POLA01H Critical Issues in Politics: Politics in a Changing Climate
Critical Issues in Politics: Politics in a Changing Climate
Canada faces unique challenges in addressing climate change. It is a large, sparsely populated country with a relatively cold climate. It has some provinces that depend on fossil fuel resources for a significant part of their economies. It has fragmented authority (federal, provincial, indigenous) over land and environmental policy. Despite this, there are a number of municipal, provincial, and federal efforts underway to address climate change and Canada has a relatively aggressive commitment as part of the global Paris Agreement on climate change.
In this argumentative essay, you will examine climate change politics from one of 5 perspectives:
- United Nations
- Federal Government
- First Nations
- Provincial Government
- Municipal Government
You will develop an argument around one of the following questions that are top of the agenda in Canada, from the perspective you’ve chosen:
- Should the Canadian federal government pursue building the Transmountain Pipeline Expansion?
- Should the Canadian federal government impose a national carbon tax?
- Should Canadian cities pursue aggressive climate action?
- Should Canadian provinces develop their own carbon pricing policies?
In other words, you will answer one of these questions and develop arguments from your perspective: e.g. The United Nations would argue that no, Canada should not pursue building the Transmountain Pipeline.
In the research and writing process you will:
- Investigate and summarize the current state of the question you are examining (Transmountain, national carbon tax, municipal action (pick a city), provincial carbon pricing (pick a province). For this descriptive part of the research, you need to answer the ‘what’ question: What is going on?
- This will require that you do research with media sources and government documents/websites that describe what is happening for your issue.
- You will formulate an argument that answers the one of the questions, but goes beyond a simple yes or no to develop the answer to the more important why question: Why should/not the federal government pursue building the Transmountain Pipeline Expansion? In other words, you will identify the reasons why your answer to the question is valid.
- You will need to do research with course material and academic sources that explore the general politics of climate change at the international, national, provincial, or municipal level. In other words you need to read and investigate what scholars have said about who is responsible for climate policy, the role that different actors play, and why different actors pursue the policies that they do.
- You will develop your argument from the perspective of one of the actors mentioned above, but you need to include arguments that explore how at least one other actor also considers the issue.

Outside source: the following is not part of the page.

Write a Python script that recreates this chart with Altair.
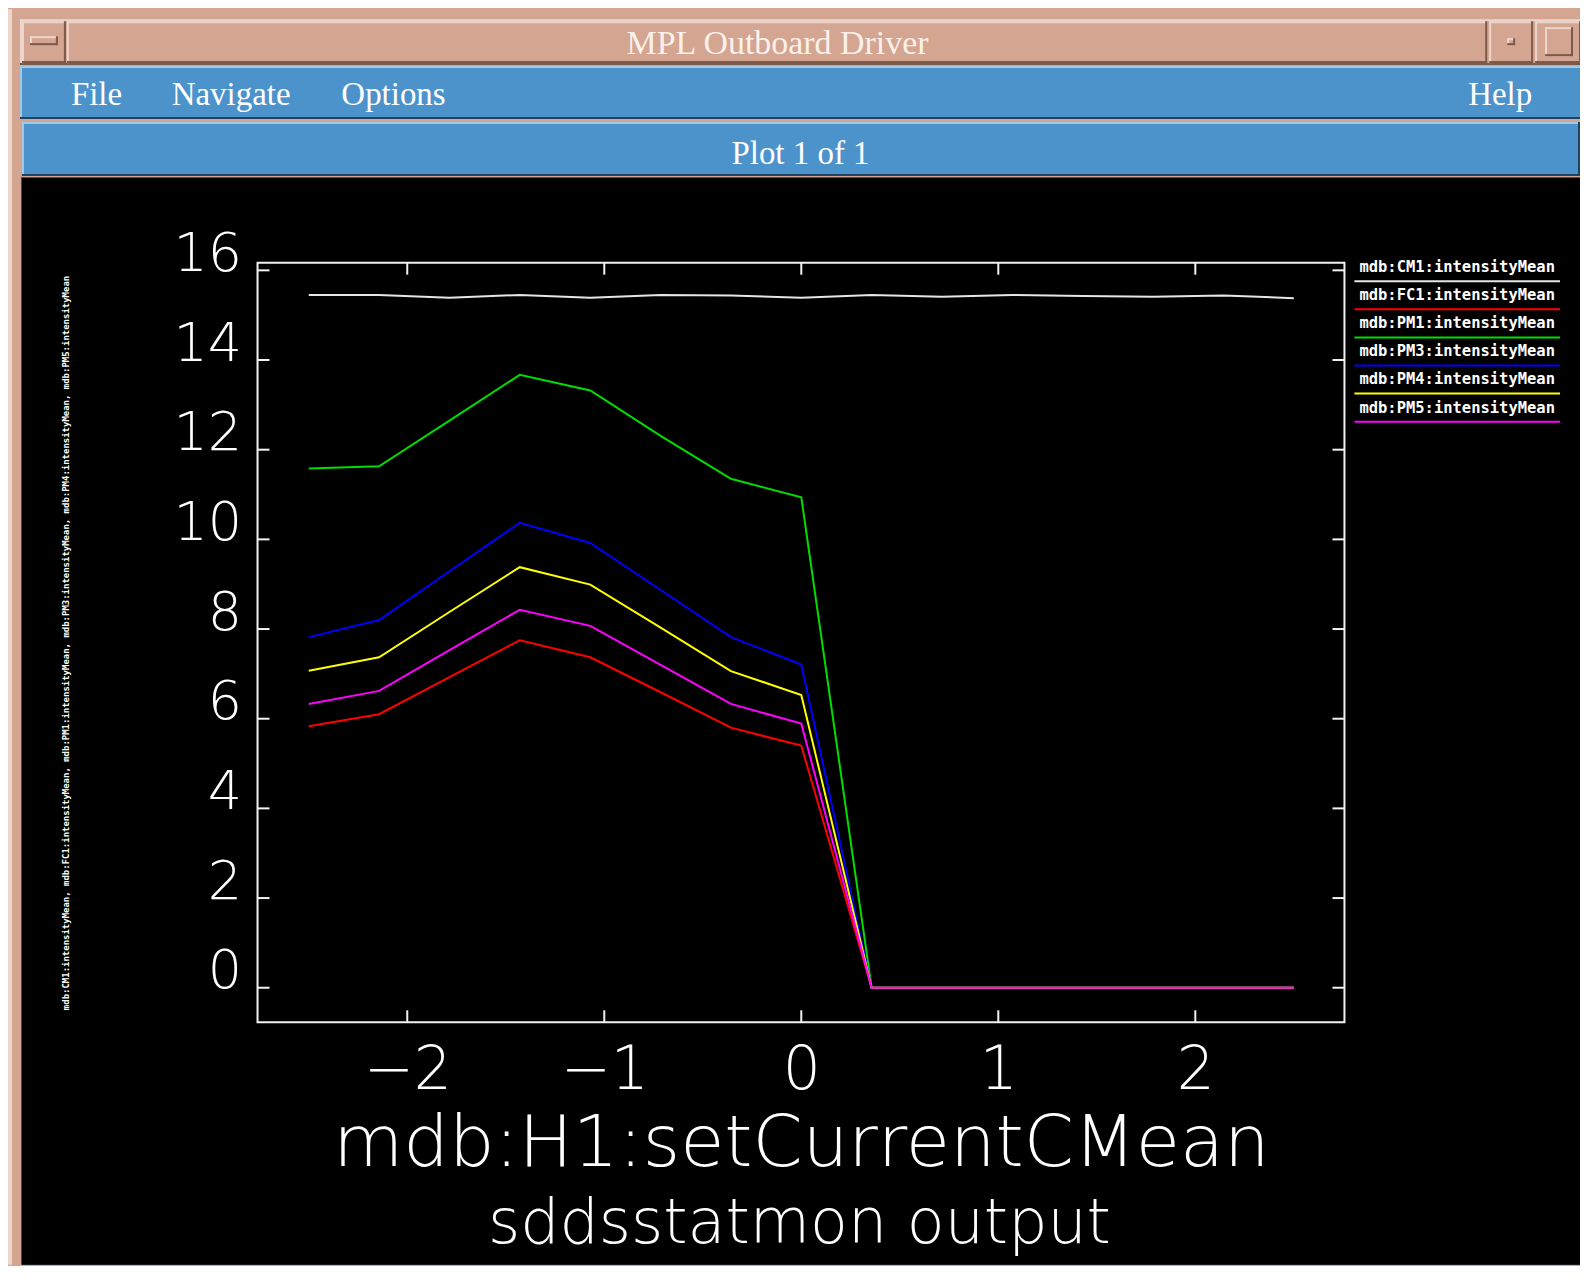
import altair as alt
import pandas as pd

# ---------------- data ----------------
x_values = [-2.5, -2.143, -1.786, -1.429, -1.071, -0.714, -0.357, 0.0,
            0.357, 0.714, 1.071, 1.429, 1.786, 2.143, 2.5]

series_names = ["mdb:CM1:intensityMean", "mdb:FC1:intensityMean",
                "mdb:PM1:intensityMean", "mdb:PM3:intensityMean",
                "mdb:PM4:intensityMean", "mdb:PM5:intensityMean"]
series_colors = ["#e6e6e6", "#ff0000", "#00dd00", "#0000ff", "#ffff00", "#ff00ff"]

cm1 = [15.45, 15.45, 15.39, 15.45, 15.39, 15.45, 15.44, 15.39,
       15.45, 15.41, 15.45, 15.43, 15.41, 15.44, 15.38]
fc1 = [5.83, 6.10, 6.93, 7.75, 7.37, 6.59, 5.80, 5.40,
       0, 0, 0, 0, 0, 0, 0]
pm1 = [11.58, 11.63, 12.65, 13.67, 13.32, 12.31, 11.35, 10.94,
       0, 0, 0, 0, 0, 0, 0]
pm3 = [7.82, 8.20, 9.29, 10.37, 9.92, 8.87, 7.82, 7.21,
       0, 0, 0, 0, 0, 0, 0]
pm4 = [7.07, 7.37, 8.38, 9.38, 8.99, 8.03, 7.06, 6.53,
       0, 0, 0, 0, 0, 0, 0]
pm5 = [6.33, 6.62, 7.53, 8.43, 8.07, 7.20, 6.33, 5.89,
       0, 0, 0, 0, 0, 0, 0]

x_ticks = [-2, -1, 0, 1, 2]
y_ticks = [0, 2, 4, 6, 8, 10, 12, 14, 16]

x_title = "mdb:H1:setCurrentCMean"
sub_title = "sddsstatmon output"
y_title = ", ".join(series_names)

window_title = "MPL Outboard Driver"
menu_left = ["File", "Navigate", "Options"]
menu_right = "Help"
plot_label = "Plot 1 of 1"

# ---------------- tables for the library ----------------
rows = []
for name, vals in zip(series_names, [cm1, fc1, pm1, pm3, pm4, pm5]):
    for xv, yv in zip(x_values, vals):
        rows.append({"x": xv, "value": yv, "series": name})
df = pd.DataFrame(rows)
legend_df = pd.DataFrame({"series": series_names})
xt_df = pd.DataFrame({"t": x_ticks})
yt_df = pd.DataFrame({"t": y_ticks})
one = pd.DataFrame({"k": [0]})

# ---------------- layout (page pixels -> chart pixels) ----------------
VX, VY = 258, 262          # page position of plot box top-left
W, H = 1089, 761           # plot box size
TAN = "#d4a590"
LIGHT_TAN = "#ecd6cb"
DARK_TAN = "#7e5a4b"
BLUE = "#4d93cb"
LIGHT_BLUE = "#a3c8e6"
DARK_BLUE = "#1f4361"
THIN_FONT = "DejaVu Sans"


def P(x):
    return x - VX


def Q(y):
    return y - VY


def box(x1, y1, x2, y2, color):
    return alt.Chart(one).mark_rect(color=color).encode(
        x=alt.value(P(x1)), x2=alt.value(P(x2)),
        y=alt.value(Q(y1)), y2=alt.value(Q(y2)))


def label(s, x, y, size, font="Liberation Serif", align="left",
          color="#ffffff", weight="normal"):
    return alt.Chart(one).mark_text(
        text=s, align=align, baseline="alphabetic", font=font,
        fontSize=size, fontWeight=weight, color=color).encode(
        x=alt.value(P(x)), y=alt.value(Q(y)))


def bevel(x1, y1, x2, y2, light, dark, t=2):
    return [box(x1, y1, x2, y1 + t, light), box(x1, y1, x1 + t, y2, light),
            box(x1, y2 - t, x2, y2, dark), box(x2 - t, y1, x2, y2, dark)]


deco = []
# outer frame
deco.append(box(8, 8, 12, 1266, LIGHT_TAN))
# title bar
deco += bevel(20, 18, 1585, 64, LIGHT_TAN, DARK_TAN)
deco += bevel(22, 20, 66, 62, LIGHT_TAN, DARK_TAN)
deco += bevel(30, 35, 58, 44, LIGHT_TAN, DARK_TAN)
deco += bevel(67, 20, 1490, 62, LIGHT_TAN, DARK_TAN)
deco += bevel(1492, 20, 1536, 62, LIGHT_TAN, DARK_TAN)
deco += bevel(1510, 37, 1518, 44, LIGHT_TAN, DARK_TAN)
deco += bevel(1538, 20, 1584, 62, LIGHT_TAN, DARK_TAN)
deco += bevel(1548, 26, 1576, 55, LIGHT_TAN, DARK_TAN)
# menu bar
deco.append(box(20, 65, 1585, 118, BLUE))
deco += bevel(20, 65, 1585, 118, LIGHT_BLUE, DARK_BLUE)
# plot label bar
deco.append(box(22, 121, 1583, 175, BLUE))
deco += bevel(22, 121, 1583, 175, LIGHT_BLUE, DARK_BLUE)
# black drawing area
deco.append(box(21, 176, 1583, 1266, "#2b5b82"))
deco.append(box(22, 177, 1583, 1266, "#000000"))

texts = [label(window_title, 779, 53, 34, align="center", color="#fbf1ec")]
for s, xp in zip(menu_left, [71, 172, 342]):
    texts.append(label(s, xp, 104, 33))
texts.append(label(menu_right, 1471, 104, 33))
texts.append(label(plot_label, 802, 163, 33, align="center"))
texts.append(label(sub_title, 801, 1244, 62, font=THIN_FONT, align="center",
                   weight=200))

# ---------------- plot ----------------
xscale = alt.Scale(domain=[-2.76, 2.757], nice=False, zero=False)
yscale = alt.Scale(domain=[-0.77, 16.17], nice=False, zero=False)
cscale = alt.Scale(domain=series_names, range=series_colors)

frame = alt.Chart(one).mark_rect(fillOpacity=0, stroke="#f2f2f2",
                                 strokeWidth=2).encode(
    x=alt.value(0), x2=alt.value(W), y=alt.value(0), y2=alt.value(H))

TK = 12
tick_layers = [
    alt.Chart(xt_df).mark_rule(color="#f2f2f2", strokeWidth=2).encode(
        x=alt.X("t:Q", scale=xscale, axis=None),
        y=alt.value(H), y2=alt.value(H - TK)),
    alt.Chart(xt_df).mark_rule(color="#f2f2f2", strokeWidth=2).encode(
        x=alt.X("t:Q", scale=xscale, axis=None),
        y=alt.value(0), y2=alt.value(TK)),
    alt.Chart(yt_df).mark_rule(color="#f2f2f2", strokeWidth=2).encode(
        y=alt.Y("t:Q", scale=yscale, axis=None),
        x=alt.value(0), x2=alt.value(TK)),
    alt.Chart(yt_df).mark_rule(color="#f2f2f2", strokeWidth=2).encode(
        y=alt.Y("t:Q", scale=yscale, axis=None),
        x=alt.value(W), x2=alt.value(W - TK)),
]

lines = alt.Chart(df).mark_line(strokeWidth=2).encode(
    x=alt.X("x:Q", scale=xscale, title=x_title, axis=alt.Axis(
        orient="bottom", values=x_ticks, format="d", domain=False,
        ticks=False, tickSize=0, grid=False, labelFont=THIN_FONT,
        labelFontSize=60, labelFontWeight=200, labelColor="#ffffff",
        labelPadding=66, labelBaseline="alphabetic", labelFlush=False,
        labelOverlap=False, titleFont=THIN_FONT, titleFontSize=72,
        titleFontWeight=200, titleColor="#ffffff", titleY=1167 - VY - H,
        titleBaseline="alphabetic", zindex=1)),
    y=alt.Y("value:Q", scale=yscale, title=y_title, axis=alt.Axis(
        orient="left", values=y_ticks, format="d", domain=False,
        ticks=False, tickSize=0, grid=False, labelFont=THIN_FONT,
        labelFontSize=54, labelFontWeight=200, labelColor="#ffffff",
        labelPadding=16, labelBaseline="alphabetic", labelAlign="right",
        labelFlush=False, labelOverlap=False,
        titleFont="DejaVu Sans Mono", titleFontSize=9,
        titleFontWeight="bold", titleColor="#ffffff", titleAngle=270,
        titleX=66 - VX, titleY=H / 2, titleAlign="center",
        titleBaseline="middle", zindex=1)),
    color=alt.Color("series:N", scale=cscale, legend=None),
)

legend_text = alt.Chart(legend_df).mark_text(
    align="left", baseline="middle", font="DejaVu Sans Mono", fontSize=15.5,
    fontWeight="bold", color="#ffffff").encode(
    x=alt.value(P(1362)),
    y=alt.Y("series:N", axis=None, scale=alt.Scale(
        type="point", domain=series_names, range=[Q(266.4), Q(407.1)],
        padding=0)),
    text="series:N")

legend_lines = alt.Chart(legend_df).mark_rule(strokeWidth=2).encode(
    x=alt.value(P(1357)), x2=alt.value(P(1563)),
    y=alt.Y("series:N", axis=None, scale=alt.Scale(
        type="point", domain=series_names, range=[Q(280.5), Q(421.3)],
        padding=0)),
    color=alt.Color("series:N", scale=cscale, legend=None))

chart = alt.layer(
    *deco, *texts, frame, *tick_layers, lines, legend_lines, legend_text
).resolve_scale(
    x="independent", y="independent"
).properties(
    width=W, height=H,
    padding={"left": 250, "top": 254, "right": 236, "bottom": 243},
    autosize=alt.AutoSizeParams(type="none"),
    background=TAN,
).configure_view(strokeWidth=0)

chart.save("out.html", embed_options={"renderer": "svg", "actions": False})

E.g. If your argument is that the United Nations would say no, Canada should not pursue building the Transmountain Pipeline, your arguments for why must consider why at least one other actor would agree or disagree with that position.
Practically the steps for this project include:
- Preliminary research on the issue you choose in media, government, and academic sources and consultation of academic sources that discuss your chosen actor’s role in climate politics more generally.
- Write a proposal for the paper that provides:
- 1 paragraph of background on your issue (summary of the answer to the descriptive ‘what’ question from above).
- 1 paragraph that develops your preliminary thesis statement and supporting arguments.
- An outline of your plan for the entire paper.
- Bibliography of the sources you have consulted in your research. For the proposal, you should have a minimum of 8 sources and at least four of the sources must be academic.
- Do a peer review session in your tutorial. On October 17th you will bring a HARD COPY of your proposal to tutorial and you will exchange it with a classmate. You will read each other’s proposals and provide feedback. Your TA will also provide feedback on your proposal.
- Write the final paper (maximum of 2000 words, minimum of 1250 words, not including bibliography) from the proposal and feedback.